Friday, September 24, 2004

Putting things in Perspective 1000 Dead
This time - not in Iraq, but in one town in Haiti

Hurricane Jeanne hit Haiti hard. One town, Gonaïves, has over 1000 dead. Combine that with the other hurricane deaths all over the hemisphere, and you actually have a toll of death & destruction that exceeds that from the Iraqi unpleasentness. That being said, the United States is constrained from doing too much about it. Why, because Iraq has taken the resources that we'd otherwise have to work on a whole panoply of other problems. We can do precious little in Sudan. We don't have the troops. Africa continues to be devastated by Aids. Gee, we'd like to help, but we have this national deficit.

Of Course, none of this keeps GWB from spending a million or two to fly Air Force One to Florida to hand out ice. I wonder how many aid workers could be sent to Haiti for the cost of One junket trip to Pennsacola. I fogot, in the Bush universe, if people don't speak English, and/or if they have brown skin, and/or if they live in an area that's not a swing state and/or they don't have oil, they just don't matter. That's compasionate conservatism.

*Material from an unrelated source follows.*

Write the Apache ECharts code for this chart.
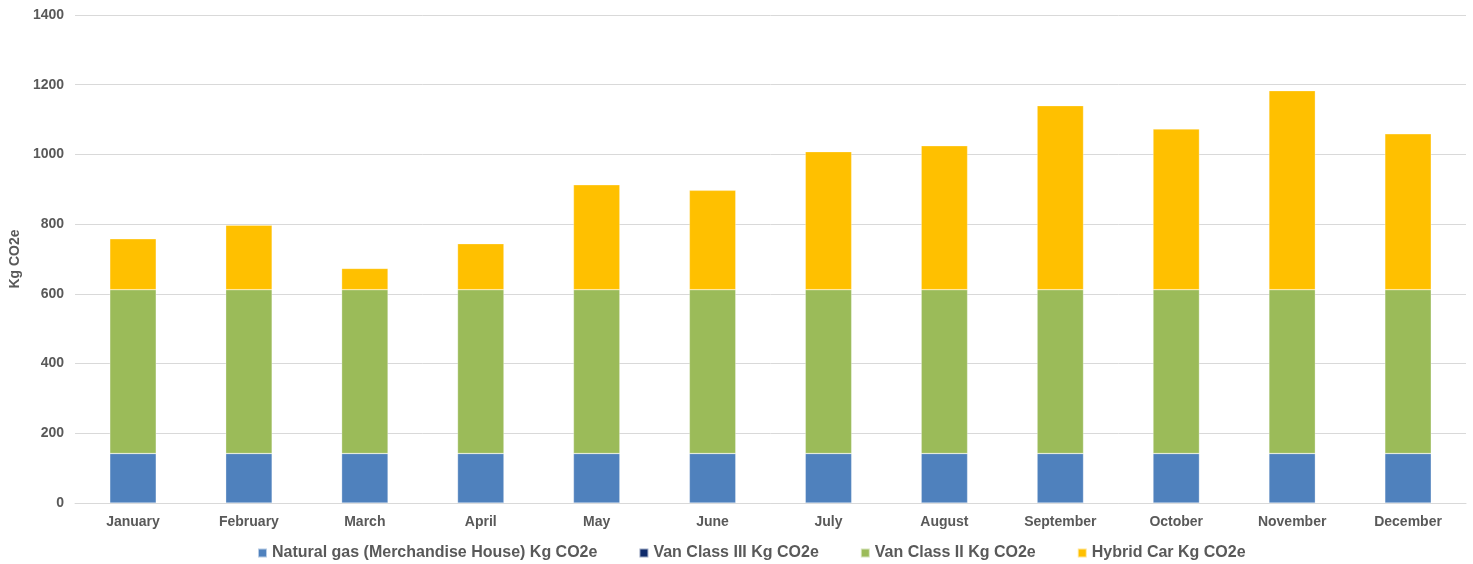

www.nytimes.com/2004/09/24/international/americas/24haiti.html



Tax Cuts - Renewed


Speaking of Deficits . .. I just read that Congress approved an extension of the Bush middle-class tax cuts. The cuts extended are the reduced tax rates for Americans under the mainstream bell curve. Yesterday I was in a continuing legal education seminar put on by ICLEF, the Indiana Law Update. It was a great seminar, by the way. If you need Indiana CLE, try to make this one. Anyway, the tax presentation was put on by my law school tax professor (from 19 years ago) Lawrence Jegen. Professor Jegen hasn't lost a beat in almost 20 years. In is trademark rapid-fire style, he outlined how the Bush II era budget has created a ticking time bomb deficit. Prior to today's extension, this year's deficit was predicted to be at $450 Billion. Add another $150 billion to this due to the tax cut extension.

Here's the interesting part . . . Bush's tax cuts have a variety of different termination dates. The ones with the earliest automatic phase out dates are the extensions that apply to the middle class voters. Mostly, we're talking about the ones that Congress just extended. The ones that didn't need extending because they already stretch way out are the ones that benefit mainly the rich, such as the capital gains tax, increased unified tax credits.